対するグランドマックスFX5号のMAX表示強度は24lb(10.8kg)、ブラックストリームには強度表記が無いので、一般的な強度目安20lb(9.07kg)だとします。
この組み合わせで何度計測してもPEラインから破断するので、PEラインのMAX強度は概ね20%マイナスした数字が実際の標準強度だと考えられます。
組糸であるPEラインは、ノットの組み方や糸ヨレなどが原因で強度が安定しないのですが、PE1号でフロロカーボン5号と同程度の強度だとすればその強さが伺い知れると思います。
では、実際にノット技術に差の出にくいハピソンラインツイスターと、シマノPEノッターでそれぞれ実測してみたいと思います。
FXラインツイスターにてノット実測
ハピソンのラインツイスターにて実測。
ドラグチェッカーの5号の補正値+5%で6.6kgでした。ノット部から破断しているので、ラインツイスターの結節強力が低い事がわかります。
わずか1分で結束可能なラインツイスターですが、極細PEでは実力を発揮できても20lbを超えてくるようだと極端に強度が落ちますね。
BSラインツイスターにてノット実測
ハピソンのラインツイスターにて実測。
ドラグチェッカーの5号の補正値+5%で6.4kgでした。こちらもノット部から破断しているので、ブラックストリームが悪いわけではなさそうです。

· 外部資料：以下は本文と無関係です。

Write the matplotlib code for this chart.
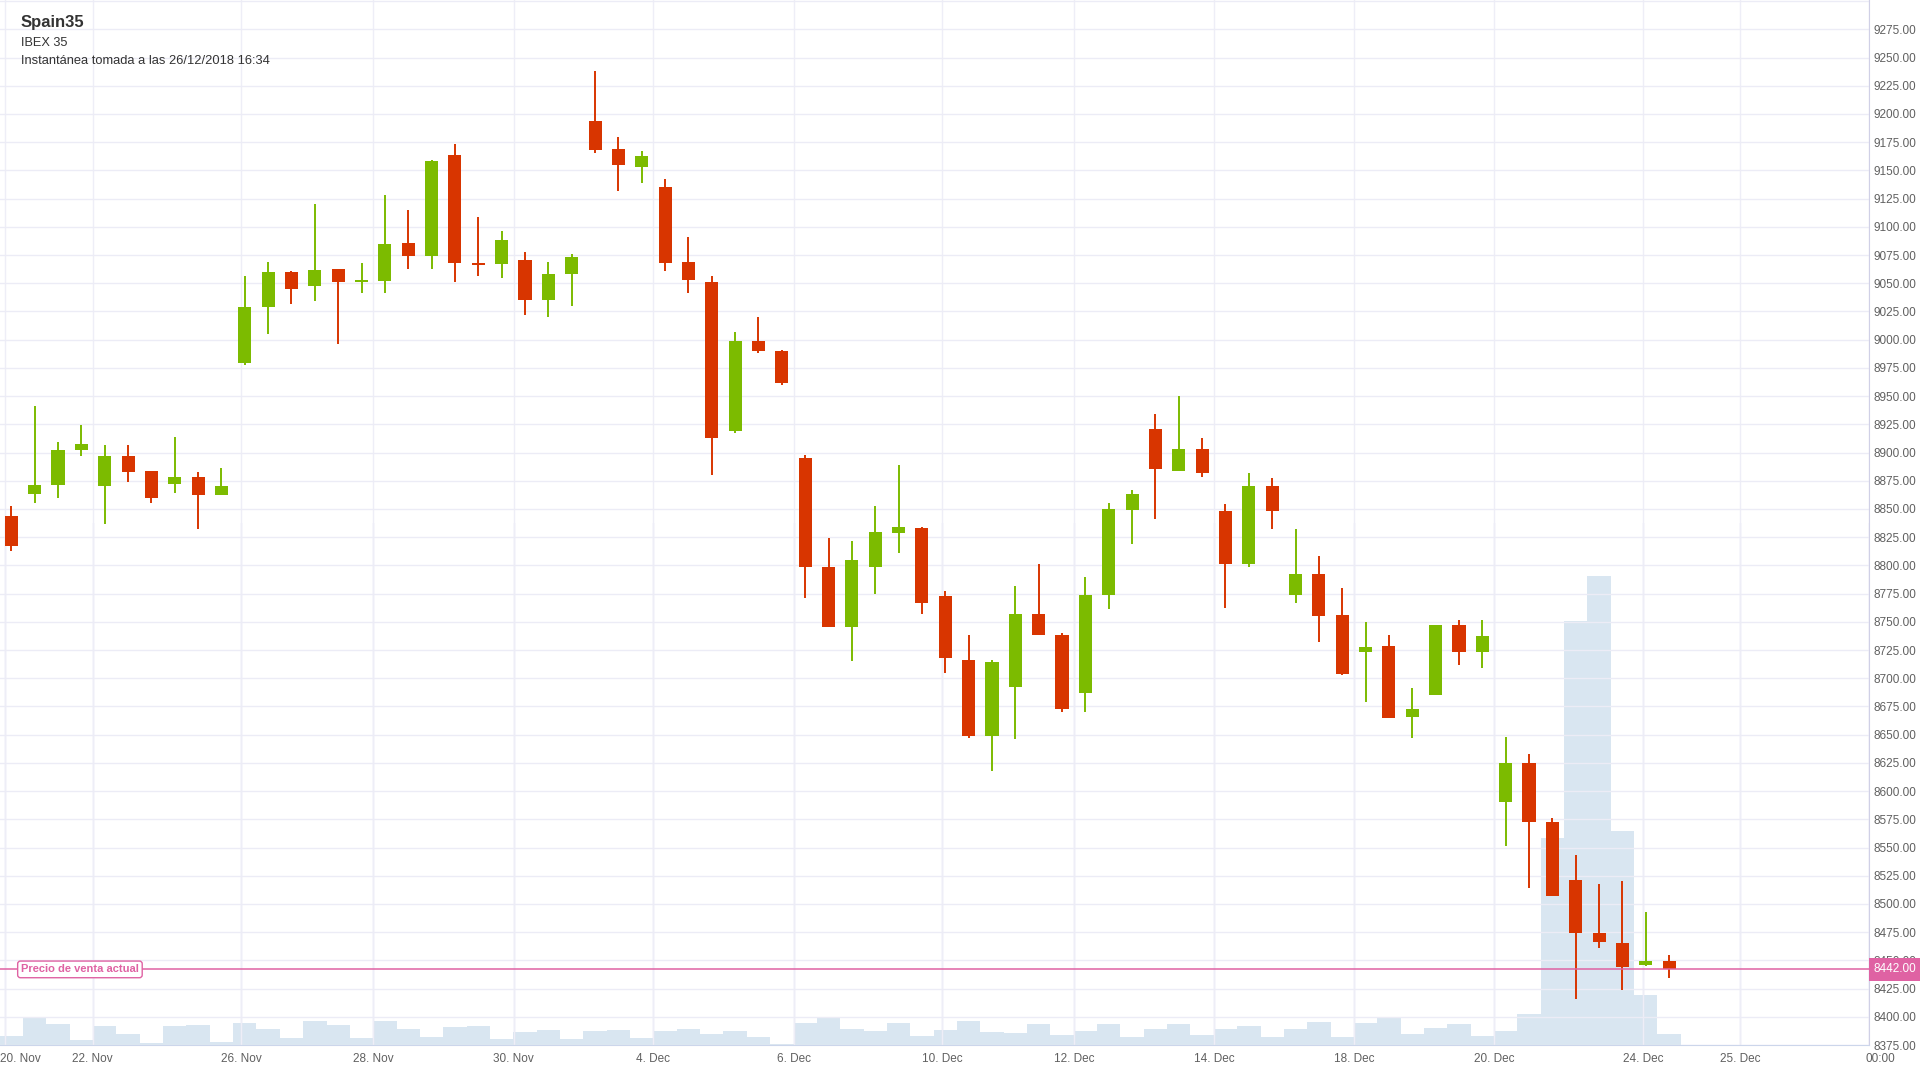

0.2kgの違いはPEラインのバラツキの範囲内だと思います。
FXPRノッターにてノット実測
シマノPRノッターにて実測。
ドラグチェッカーの5号の補正値+5%で9.18kgでした。
ノット部ではなく、PEラインを押さえているデュアルミニスティックで破断。摩擦が無ければもう少し粘りそうな感じでした。
BSPRノッターにてノット実測
シマノPRノッターにて実測。
ドラグチェッカーの5号の補正値+5%で9.29kgでした。
こちらもノット部ではなく、PEラインを押さえているデュアルミニスティックで破断。ノット強度に若干の違いが生じておりますが、どちらもノット部で破断していないのでPEラインとの結束強力に差が無いのがわかります。
ハピソンのラインツイスターと、シマノPRノッターのノット強度比較になってしまいましたね笑。
ただ、PE1号とリーダー5号というシーバス等に使用するタックルバランスなら、結束強度の違いはさほど問題にはならない事がわかると思います。
とすると、結束強力最強ハリスであるグランドマックスFXより、「海中で消える」ブラックストリームの実釣力で選んだほうがヒット率が上がると考えられませんか?
もちろん、PEラインと結束の必要のない「ハリス」として使用する場合は結束強力が重要な状況も考えられます。
「みらどり」の迷言で締めくくりたいと思います♪
至高のハリス【まとめ】
釣糸に求められる性能は、細くて強い事が一番ですが、時として魚に見破られにくい絶妙なラインカラーが重要な場面もあります。
特に祝日の混雑した釣り場でラインが交差するほどの激戦区ではラインカラーで釣果に差が出ることが多々あります。
魚の視力がそれほど良くないのは一般に知られていますが、ハリスが乱反射する光を感知する能力には長けていると思います。
キラキラとフラッシングするルアーがあるのは、遠くの魚にアピールする為ですよね。
信じるか信じないかはあなた次第ですが…一度試してみる価値はあると思います♪
最後までお付き合い頂き、誠にありがとうございました。